I’ve even written on the subject for several football news outlets - and once for Thred.
The undeniable truth is that we’re bad. In fact, we’re so mediocre that rivals don’t even laugh at us anymore.
A condescending smirk is just about all Jamie Carragher can muster these days, Mohammed Salah swanned around OT barefoot like he owns the place (he basically does at this point), and Ed-fucking-Sheeran interrupts our manager in post-match interviews after we’ve failed to beat relegation fodder. It’s insanely grim.
As the club’s standards continue to plummet, I’ve grappled with my own emotional and mental investment in Man Utd, no less, my embarrassing hair trigger temper. Breaking part of my hand after a shocker against West Brom in 2014 was a particularly low point.
These days, my maximum reaction is to mutter expletives and bury my face like Pattrick Stewart, or so I thought. At the weekend, while United trailed 1-3 to Nottingham Forest, an inexplicable misplaced pass caused me to spring out of my seat and catch my shoulder on a living room shelf.
Ashamed of myself, and with my girlfriend and sister frozen still as though not to alert a burglar, I turned the game off and thought ‘wtf am I doing.’ United aren’t getting back to any semblance of success for years - and that’s not guaranteed, either – grow up, manchild.
Why do I still care so deeply? I still have no agency over this aspect of my life despite having zero influence on how Man Utd perform. Countless weekends ruined and yet I always arrive in time to hear ‘United Road’ ring out from the speakers, as I scoff at the quality of players walking onto the pitch and wearing that shirt.
This isn’t exclusively a Man Utd thing by any means, but I do feel as though the fall from grace for 90s reds is about as rough a peak to trough can get in sporting terms… there’s far worse but leave me alone.
Seriously, though, there’s no delusion on my part. I know we’re awful.

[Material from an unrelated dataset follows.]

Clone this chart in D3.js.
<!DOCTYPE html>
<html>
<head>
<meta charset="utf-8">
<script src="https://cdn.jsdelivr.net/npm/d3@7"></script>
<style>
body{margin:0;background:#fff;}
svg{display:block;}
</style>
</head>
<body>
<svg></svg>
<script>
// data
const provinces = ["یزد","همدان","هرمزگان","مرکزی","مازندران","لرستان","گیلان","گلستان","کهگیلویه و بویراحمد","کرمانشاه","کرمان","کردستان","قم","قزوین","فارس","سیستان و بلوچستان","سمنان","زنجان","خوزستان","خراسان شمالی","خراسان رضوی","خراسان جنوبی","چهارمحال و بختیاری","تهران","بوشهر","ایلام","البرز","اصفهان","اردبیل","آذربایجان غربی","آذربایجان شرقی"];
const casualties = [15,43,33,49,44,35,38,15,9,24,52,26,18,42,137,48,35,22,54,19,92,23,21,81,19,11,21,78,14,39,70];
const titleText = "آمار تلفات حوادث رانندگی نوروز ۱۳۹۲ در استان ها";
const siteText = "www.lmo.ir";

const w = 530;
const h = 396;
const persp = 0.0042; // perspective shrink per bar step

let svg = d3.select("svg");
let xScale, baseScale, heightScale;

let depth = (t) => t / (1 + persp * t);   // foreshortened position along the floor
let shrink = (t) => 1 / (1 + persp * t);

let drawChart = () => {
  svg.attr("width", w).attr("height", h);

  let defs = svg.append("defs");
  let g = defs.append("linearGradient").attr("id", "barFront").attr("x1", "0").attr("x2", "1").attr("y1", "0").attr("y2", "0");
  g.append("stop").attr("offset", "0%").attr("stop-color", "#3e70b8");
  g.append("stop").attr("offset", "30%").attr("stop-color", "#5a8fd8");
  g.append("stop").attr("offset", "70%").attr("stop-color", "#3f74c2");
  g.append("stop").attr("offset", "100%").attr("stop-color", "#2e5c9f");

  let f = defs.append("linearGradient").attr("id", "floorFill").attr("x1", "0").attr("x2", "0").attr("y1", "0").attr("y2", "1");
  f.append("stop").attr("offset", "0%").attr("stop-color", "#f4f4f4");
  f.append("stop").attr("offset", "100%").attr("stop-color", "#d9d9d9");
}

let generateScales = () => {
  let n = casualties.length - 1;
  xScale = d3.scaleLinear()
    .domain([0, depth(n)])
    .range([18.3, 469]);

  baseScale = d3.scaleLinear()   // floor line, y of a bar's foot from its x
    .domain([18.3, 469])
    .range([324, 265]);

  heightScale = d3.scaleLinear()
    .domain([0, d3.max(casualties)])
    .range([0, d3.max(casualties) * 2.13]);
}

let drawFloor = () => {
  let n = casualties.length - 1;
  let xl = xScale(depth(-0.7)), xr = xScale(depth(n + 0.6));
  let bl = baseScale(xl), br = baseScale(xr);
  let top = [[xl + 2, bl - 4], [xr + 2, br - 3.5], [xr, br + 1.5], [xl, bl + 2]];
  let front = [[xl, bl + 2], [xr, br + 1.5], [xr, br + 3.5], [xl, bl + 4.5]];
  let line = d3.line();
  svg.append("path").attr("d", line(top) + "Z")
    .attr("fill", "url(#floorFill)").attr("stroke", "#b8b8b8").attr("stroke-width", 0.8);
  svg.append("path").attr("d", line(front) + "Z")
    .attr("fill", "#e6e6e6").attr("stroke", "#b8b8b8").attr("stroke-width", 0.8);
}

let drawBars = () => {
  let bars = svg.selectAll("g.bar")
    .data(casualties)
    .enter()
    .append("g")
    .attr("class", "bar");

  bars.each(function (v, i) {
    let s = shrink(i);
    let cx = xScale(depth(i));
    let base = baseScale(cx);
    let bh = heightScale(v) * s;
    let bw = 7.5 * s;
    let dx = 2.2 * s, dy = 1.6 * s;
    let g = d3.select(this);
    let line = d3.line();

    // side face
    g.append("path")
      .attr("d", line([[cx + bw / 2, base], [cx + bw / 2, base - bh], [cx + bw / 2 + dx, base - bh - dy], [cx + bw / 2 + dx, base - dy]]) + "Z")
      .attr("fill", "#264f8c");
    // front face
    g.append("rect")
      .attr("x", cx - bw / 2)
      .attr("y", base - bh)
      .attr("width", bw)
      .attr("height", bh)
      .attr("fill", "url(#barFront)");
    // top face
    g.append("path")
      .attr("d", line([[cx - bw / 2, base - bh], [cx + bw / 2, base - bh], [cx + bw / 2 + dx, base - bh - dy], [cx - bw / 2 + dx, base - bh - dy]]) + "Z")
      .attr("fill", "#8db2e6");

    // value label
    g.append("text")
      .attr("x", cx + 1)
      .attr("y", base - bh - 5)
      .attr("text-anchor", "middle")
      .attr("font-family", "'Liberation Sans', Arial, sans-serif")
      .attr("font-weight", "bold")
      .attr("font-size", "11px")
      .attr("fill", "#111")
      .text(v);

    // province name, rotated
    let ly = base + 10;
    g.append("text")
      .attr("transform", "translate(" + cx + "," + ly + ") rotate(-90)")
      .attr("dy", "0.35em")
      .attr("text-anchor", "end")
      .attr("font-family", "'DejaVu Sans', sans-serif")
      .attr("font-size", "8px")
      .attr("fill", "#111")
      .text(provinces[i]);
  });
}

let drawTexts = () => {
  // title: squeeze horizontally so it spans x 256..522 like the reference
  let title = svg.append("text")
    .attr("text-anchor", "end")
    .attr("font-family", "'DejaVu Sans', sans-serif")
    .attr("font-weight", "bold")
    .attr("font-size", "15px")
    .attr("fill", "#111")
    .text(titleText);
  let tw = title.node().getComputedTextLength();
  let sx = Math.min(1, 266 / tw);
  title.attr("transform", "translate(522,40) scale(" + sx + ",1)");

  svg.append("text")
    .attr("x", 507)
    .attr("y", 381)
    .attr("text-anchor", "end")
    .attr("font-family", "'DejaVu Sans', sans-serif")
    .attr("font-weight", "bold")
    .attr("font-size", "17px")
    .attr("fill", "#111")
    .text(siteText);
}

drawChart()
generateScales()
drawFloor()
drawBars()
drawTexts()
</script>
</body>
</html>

I’ve gone from watching Ronaldo, Rooney, and Tevez, to Hojlund, Garnacho, and Bruno… I’m not an idiot.
My own expectations for the club are low, but I’m hoping that any future upturn in our fortunes won’t drag me in so drastically. Surely, I’m a little wiser and better at practicing restraint? I really don’t know though. United were my first love and have developed their own lobe in my brain.
Fandom, obsession, or just straight up glutton for punishment? You decide.
Either way, it’s sad and I want out.
Not to laugh at your pain, Jamie…. but 😂😂😂😂😂😂 this was a jokes read. xxx
Don't despair.....Untied are one good manager and one or two players away from being competitive again. My team; the Gunners were, after Arsène Wenger's departure, consigned to mid-table mediocrity by their own fanbase and all the pundits, of course!
Well with Mikael Arteta and some very good buys, as well as home grown talent we developed, we have been very competitive again. There are always the threat of many injuries or drops in form to derail us, but the chemistry I see every week, win, lose or draw, impresses the hell out of me. Why would I want Untied to regain their form, because before club, I love Football and matches between us and United are always entertaining. Now the Spuds are a different matter...mid-table is just fine with me. Sorry, my non-partisanship stops there.